**RECORDS FOR THIS EXERCISE**
******************************
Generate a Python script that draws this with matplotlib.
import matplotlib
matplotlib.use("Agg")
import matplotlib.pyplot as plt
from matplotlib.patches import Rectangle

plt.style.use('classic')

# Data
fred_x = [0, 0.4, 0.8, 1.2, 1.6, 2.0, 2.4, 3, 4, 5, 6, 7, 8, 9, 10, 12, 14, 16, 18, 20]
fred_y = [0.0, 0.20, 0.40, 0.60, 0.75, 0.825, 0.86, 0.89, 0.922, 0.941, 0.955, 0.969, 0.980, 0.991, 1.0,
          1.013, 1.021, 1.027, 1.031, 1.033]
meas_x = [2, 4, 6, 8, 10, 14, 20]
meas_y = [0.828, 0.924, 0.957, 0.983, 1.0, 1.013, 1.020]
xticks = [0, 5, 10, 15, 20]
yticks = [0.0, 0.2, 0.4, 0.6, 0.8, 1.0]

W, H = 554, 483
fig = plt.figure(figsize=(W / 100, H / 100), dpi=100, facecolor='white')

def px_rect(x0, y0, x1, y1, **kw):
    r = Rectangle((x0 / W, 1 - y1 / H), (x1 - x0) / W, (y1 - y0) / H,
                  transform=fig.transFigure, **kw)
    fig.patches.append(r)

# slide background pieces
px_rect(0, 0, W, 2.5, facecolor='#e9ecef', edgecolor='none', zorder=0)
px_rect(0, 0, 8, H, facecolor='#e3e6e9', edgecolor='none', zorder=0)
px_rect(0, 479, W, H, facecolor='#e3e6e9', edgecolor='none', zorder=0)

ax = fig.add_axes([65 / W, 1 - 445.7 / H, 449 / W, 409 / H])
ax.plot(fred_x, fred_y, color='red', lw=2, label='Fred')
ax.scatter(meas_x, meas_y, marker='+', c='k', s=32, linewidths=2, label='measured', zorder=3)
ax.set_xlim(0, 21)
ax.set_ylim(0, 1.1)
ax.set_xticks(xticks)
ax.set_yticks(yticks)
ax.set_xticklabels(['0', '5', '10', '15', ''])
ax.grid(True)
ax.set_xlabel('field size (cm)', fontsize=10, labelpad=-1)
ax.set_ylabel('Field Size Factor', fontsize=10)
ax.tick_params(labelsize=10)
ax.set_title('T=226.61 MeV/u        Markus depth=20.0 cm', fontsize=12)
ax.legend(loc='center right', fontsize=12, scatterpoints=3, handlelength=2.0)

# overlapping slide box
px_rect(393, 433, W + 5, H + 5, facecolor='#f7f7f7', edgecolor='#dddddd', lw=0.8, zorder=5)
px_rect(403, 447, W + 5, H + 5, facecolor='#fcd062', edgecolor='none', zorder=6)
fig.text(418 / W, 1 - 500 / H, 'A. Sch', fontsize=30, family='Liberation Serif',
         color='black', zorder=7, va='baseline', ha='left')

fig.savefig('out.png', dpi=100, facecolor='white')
******************************
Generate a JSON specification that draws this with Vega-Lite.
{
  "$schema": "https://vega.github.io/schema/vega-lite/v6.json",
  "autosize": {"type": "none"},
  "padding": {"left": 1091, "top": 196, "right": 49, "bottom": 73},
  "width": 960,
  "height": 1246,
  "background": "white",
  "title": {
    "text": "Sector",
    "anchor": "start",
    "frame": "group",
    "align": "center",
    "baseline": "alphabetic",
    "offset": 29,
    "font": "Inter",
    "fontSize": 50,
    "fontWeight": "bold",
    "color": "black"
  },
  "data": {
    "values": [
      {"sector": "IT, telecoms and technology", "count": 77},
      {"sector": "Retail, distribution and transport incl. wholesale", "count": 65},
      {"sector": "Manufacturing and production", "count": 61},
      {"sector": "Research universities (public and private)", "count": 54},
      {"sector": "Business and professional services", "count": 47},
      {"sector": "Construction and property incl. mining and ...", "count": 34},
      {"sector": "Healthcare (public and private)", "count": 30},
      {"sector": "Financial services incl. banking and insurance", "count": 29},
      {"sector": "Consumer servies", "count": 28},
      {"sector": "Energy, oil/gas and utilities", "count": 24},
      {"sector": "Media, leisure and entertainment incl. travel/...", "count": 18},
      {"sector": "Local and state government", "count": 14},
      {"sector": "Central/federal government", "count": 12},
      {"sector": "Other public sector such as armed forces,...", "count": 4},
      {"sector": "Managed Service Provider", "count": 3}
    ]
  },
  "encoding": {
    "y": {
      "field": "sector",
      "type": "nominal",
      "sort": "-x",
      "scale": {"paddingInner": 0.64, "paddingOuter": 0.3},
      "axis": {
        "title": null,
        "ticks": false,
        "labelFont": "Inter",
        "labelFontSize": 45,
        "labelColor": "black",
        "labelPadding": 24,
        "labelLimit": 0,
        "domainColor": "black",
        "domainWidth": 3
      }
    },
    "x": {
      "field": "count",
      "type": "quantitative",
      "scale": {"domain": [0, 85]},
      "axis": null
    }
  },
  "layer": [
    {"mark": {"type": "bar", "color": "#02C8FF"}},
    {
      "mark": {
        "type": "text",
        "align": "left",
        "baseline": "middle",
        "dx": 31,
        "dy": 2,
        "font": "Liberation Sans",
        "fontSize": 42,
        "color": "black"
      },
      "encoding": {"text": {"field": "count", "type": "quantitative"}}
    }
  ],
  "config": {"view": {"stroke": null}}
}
******************************
**BRIEF**
Reproduce exactly, and only, the lines from the one that contains "Generate a Python" down to the one that contains "fig.savefig('out.png', dpi=100, facecolor='white')", both ends included.

**SOLUTION**
Generate a Python script that draws this with matplotlib.
import matplotlib
matplotlib.use("Agg")
import matplotlib.pyplot as plt
from matplotlib.patches import Rectangle

plt.style.use('classic')

# Data
fred_x = [0, 0.4, 0.8, 1.2, 1.6, 2.0, 2.4, 3, 4, 5, 6, 7, 8, 9, 10, 12, 14, 16, 18, 20]
fred_y = [0.0, 0.20, 0.40, 0.60, 0.75, 0.825, 0.86, 0.89, 0.922, 0.941, 0.955, 0.969, 0.980, 0.991, 1.0,
          1.013, 1.021, 1.027, 1.031, 1.033]
meas_x = [2, 4, 6, 8, 10, 14, 20]
meas_y = [0.828, 0.924, 0.957, 0.983, 1.0, 1.013, 1.020]
xticks = [0, 5, 10, 15, 20]
yticks = [0.0, 0.2, 0.4, 0.6, 0.8, 1.0]

W, H = 554, 483
fig = plt.figure(figsize=(W / 100, H / 100), dpi=100, facecolor='white')

def px_rect(x0, y0, x1, y1, **kw):
    r = Rectangle((x0 / W, 1 - y1 / H), (x1 - x0) / W, (y1 - y0) / H,
                  transform=fig.transFigure, **kw)
    fig.patches.append(r)

# slide background pieces
px_rect(0, 0, W, 2.5, facecolor='#e9ecef', edgecolor='none', zorder=0)
px_rect(0, 0, 8, H, facecolor='#e3e6e9', edgecolor='none', zorder=0)
px_rect(0, 479, W, H, facecolor='#e3e6e9', edgecolor='none', zorder=0)

ax = fig.add_axes([65 / W, 1 - 445.7 / H, 449 / W, 409 / H])
ax.plot(fred_x, fred_y, color='red', lw=2, label='Fred')
ax.scatter(meas_x, meas_y, marker='+', c='k', s=32, linewidths=2, label='measured', zorder=3)
ax.set_xlim(0, 21)
ax.set_ylim(0, 1.1)
ax.set_xticks(xticks)
ax.set_yticks(yticks)
ax.set_xticklabels(['0', '5', '10', '15', ''])
ax.grid(True)
ax.set_xlabel('field size (cm)', fontsize=10, labelpad=-1)
ax.set_ylabel('Field Size Factor', fontsize=10)
ax.tick_params(labelsize=10)
ax.set_title('T=226.61 MeV/u        Markus depth=20.0 cm', fontsize=12)
ax.legend(loc='center right', fontsize=12, scatterpoints=3, handlelength=2.0)

# overlapping slide box
px_rect(393, 433, W + 5, H + 5, facecolor='#f7f7f7', edgecolor='#dddddd', lw=0.8, zorder=5)
px_rect(403, 447, W + 5, H + 5, facecolor='#fcd062', edgecolor='none', zorder=6)
fig.text(418 / W, 1 - 500 / H, 'A. Sch', fontsize=30, family='Liberation Serif',
         color='black', zorder=7, va='baseline', ha='left')

fig.savefig('out.png', dpi=100, facecolor='white')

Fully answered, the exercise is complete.